Valley of the End: Founders’ Legacy
A Hidden Village is both:
A city.
A military institution.
This creates dual authority systems.
Understanding that split is critical.
Civilians operate under:
Daimyō authority.
Regional magistrates.
Village civil councils.
Civil law governs:
Property
Trade
Marriage
Inheritance
Crime
Taxes
Punishments may include:
Fines
Labor sentences
Imprisonment
Exile
Civil courts are public.
Proceedings are recorded.
Evidence matters.
Shinobi are governed internally by their village.
They answer to:
Squad leaders
Division commanders
The Kage
Intelligence oversight bodies
Shinobi law governs:
Mission conduct
Treason
Intelligence leaks
Clan violations
Unauthorized technique use
Desertion
Shinobi trials are often private.
Sentences can include:
Imprisonment
Rank stripping
Seal restriction
Execution
Erasure from record
Shinobi law prioritizes security over transparency.
Problems arise when:
A shinobi harms a civilian.
A civilian interferes with classified operations.
A clan dispute spills into public spaces.
A rogue shinobi returns home.
In most cases:
Shinobi jurisdiction overrides civilian authority.
This creates quiet resentment.
A shinobi who abandons their village becomes:
A rogue.
A classified threat.
A liability.
Their identity is logged.
Their abilities are catalogued.
A bounty may be issued.
They are no longer protected by village law.
Capture or elimination becomes acceptable.
Many clans maintain internal codes.
These govern:
Marriage
Bloodline secrecy
Technique inheritance
Discipline
Village leadership respects clan autonomy — to a point.
If a clan threatens village stability, intervention occurs.
This balance is fragile in early village eras.
Some shinobi operate outside normal law.
These operatives:
Carry deniable status.
Conduct politically sensitive missions.
Operate without public acknowledgment.
If captured, the village may deny affiliation.
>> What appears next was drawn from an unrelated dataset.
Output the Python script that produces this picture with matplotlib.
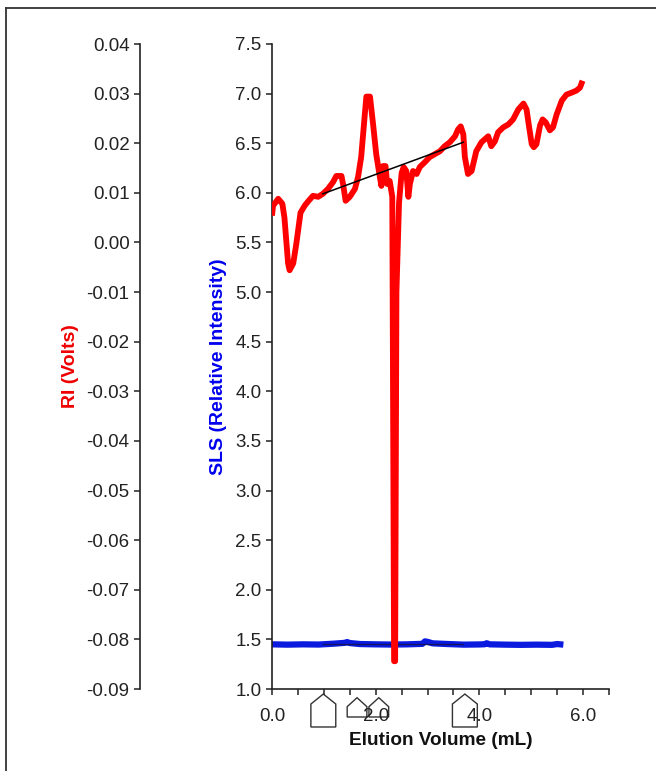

Law becomes flexible in the name of survival.
Most civilians accept shinobi authority.
But concerns quietly exist:
“Who watches them?”
“Who punishes them?”
“Can they enter my home legally?”
In stable eras, these questions stay quiet.
In unstable eras, they grow louder.
This world is not anarchic.
It is layered.
Civilians live under one system.
Shinobi live under another.
When those systems conflict, the military one wins.
And that imbalance creates tension beneath the surface.